The five most egregious quotes from Gwyneth Paltrow’s dinner party article
The actress invites her famous friends to dinner to tell the New Yorker how special she is
Topics: Celebrity, Food Advice, Food Art, Seinfeld, Movies, Entertainment News
Gwyneth Paltrow, stop it. I am begging you. You are making me look bad in front of all of my friends. Here I go, trying to defend your bourgeois reputation with a (fairly) nice review of your cookbook, calling many of the dishes unpretentious and easy to make.
You must have hated that. I almost can see you, queen-like, reading Salon (as you do every day) in the print form we give to celebrities, reading that article with your lovely eyes widening before crumpling it into a ball and throwing it across the steam room where you are currently enjoying a reflexology massage.
“Get me the New Yorker!” I hear you screaming at your personal assistant/GOOP editor (?)/Chris Martin, “I will teach them who is the most grandiloquent food celebrity of modern culture!”
And congratulations, Gwyneth.
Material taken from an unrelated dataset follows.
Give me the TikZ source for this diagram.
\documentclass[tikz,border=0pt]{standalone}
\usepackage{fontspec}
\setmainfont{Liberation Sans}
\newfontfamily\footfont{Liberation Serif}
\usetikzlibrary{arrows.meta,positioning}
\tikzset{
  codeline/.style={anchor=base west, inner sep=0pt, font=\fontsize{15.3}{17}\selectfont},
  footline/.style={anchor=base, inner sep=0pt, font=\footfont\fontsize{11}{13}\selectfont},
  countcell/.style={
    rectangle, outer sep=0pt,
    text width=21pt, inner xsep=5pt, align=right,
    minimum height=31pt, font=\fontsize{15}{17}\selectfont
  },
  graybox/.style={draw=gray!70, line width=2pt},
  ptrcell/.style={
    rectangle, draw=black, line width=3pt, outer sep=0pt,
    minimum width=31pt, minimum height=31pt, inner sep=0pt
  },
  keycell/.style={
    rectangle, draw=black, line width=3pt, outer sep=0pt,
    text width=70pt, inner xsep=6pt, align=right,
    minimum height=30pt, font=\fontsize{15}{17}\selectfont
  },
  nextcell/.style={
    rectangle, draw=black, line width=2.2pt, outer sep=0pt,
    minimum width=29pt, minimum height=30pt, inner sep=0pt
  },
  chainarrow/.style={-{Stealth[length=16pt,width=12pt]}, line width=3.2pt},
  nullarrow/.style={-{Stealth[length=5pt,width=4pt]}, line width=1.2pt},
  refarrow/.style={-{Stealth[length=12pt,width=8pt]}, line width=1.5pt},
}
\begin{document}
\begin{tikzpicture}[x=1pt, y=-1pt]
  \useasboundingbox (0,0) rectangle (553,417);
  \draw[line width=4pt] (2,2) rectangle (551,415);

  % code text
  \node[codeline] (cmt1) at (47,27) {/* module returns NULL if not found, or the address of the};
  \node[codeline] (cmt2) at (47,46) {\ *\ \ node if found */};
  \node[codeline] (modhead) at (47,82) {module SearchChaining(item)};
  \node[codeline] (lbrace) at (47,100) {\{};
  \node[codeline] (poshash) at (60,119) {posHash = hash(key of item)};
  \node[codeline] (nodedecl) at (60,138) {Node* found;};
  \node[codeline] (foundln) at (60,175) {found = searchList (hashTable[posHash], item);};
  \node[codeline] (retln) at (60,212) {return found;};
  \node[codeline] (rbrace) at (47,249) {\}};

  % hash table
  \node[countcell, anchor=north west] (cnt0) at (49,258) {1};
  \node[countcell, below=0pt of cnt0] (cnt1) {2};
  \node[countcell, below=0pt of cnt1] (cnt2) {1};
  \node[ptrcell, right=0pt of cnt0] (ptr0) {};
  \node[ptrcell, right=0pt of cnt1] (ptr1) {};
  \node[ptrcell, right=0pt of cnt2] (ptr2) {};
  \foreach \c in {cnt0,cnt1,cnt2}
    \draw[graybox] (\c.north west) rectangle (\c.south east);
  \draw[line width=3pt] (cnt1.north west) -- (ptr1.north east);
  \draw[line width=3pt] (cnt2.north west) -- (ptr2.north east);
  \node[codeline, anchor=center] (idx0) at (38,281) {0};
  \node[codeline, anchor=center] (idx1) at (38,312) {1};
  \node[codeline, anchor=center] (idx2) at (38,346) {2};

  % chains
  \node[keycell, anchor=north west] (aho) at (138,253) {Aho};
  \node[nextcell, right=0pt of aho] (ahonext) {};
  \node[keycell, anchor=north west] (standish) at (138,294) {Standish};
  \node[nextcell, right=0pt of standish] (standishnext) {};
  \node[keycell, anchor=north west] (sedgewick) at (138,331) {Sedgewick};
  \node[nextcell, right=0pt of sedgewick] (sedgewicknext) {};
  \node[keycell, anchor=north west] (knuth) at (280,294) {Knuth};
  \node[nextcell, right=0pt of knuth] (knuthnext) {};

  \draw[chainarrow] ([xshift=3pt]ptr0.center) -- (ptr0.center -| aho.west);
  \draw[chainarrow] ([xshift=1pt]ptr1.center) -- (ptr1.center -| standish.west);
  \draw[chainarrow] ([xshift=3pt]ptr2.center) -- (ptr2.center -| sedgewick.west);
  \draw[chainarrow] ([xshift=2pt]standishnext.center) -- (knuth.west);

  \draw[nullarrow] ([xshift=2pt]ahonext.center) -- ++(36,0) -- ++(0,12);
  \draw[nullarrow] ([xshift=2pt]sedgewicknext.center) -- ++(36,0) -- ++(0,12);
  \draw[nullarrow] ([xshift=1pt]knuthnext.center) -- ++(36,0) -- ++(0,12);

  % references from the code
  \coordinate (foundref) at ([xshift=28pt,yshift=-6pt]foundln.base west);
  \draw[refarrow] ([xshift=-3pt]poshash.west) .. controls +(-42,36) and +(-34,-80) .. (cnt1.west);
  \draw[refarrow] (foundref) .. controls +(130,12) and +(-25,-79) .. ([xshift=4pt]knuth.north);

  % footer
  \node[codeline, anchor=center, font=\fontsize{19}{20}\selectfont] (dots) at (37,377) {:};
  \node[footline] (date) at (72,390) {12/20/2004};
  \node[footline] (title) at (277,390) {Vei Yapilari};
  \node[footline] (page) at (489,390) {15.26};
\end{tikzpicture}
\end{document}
You did it. Lizzie Widdicombe’s article “Gwyneth’s World: Gwyneth Paltrow, Movie Star and Domestic Goddess“so turgidly describes your latest dinner party with Jay-Z, Michael Stipe, the Seinfelds, Christy Turlington and a bunch of other famous people that I wanted to crumple up my edition of the magazine and throw it across a steam room. But I can’t. Because I don’t have a steam room, and also I don’t have a copy of the New Yorker. Some of us aren’t made of crisp, lemon-scented money, Gwyneth!
Anyway, if I had to pick the five most offensive parts of this article (which is difficult because it is short, and also if I say “all of it” then I’m stuck with four blank spaces), it would have to start with the duck sentence.
1. (Seriously, with no context whatsoever):
Michael Stipe added, “Once, a duck she was cooking caught fire, and she threw it in the pool.”
2. Mary Elizabeth Williams’ piece about the hot new trend of stick-thin actresses getting idealized as some giant food processing machine is definitely embodied here:
“She eats like a truck driver,” (Mario Batali) said of Paltrow. He recalled being in Valencia, Spain, and “watching her eat an entire pan of paella as big as a manhole cover.”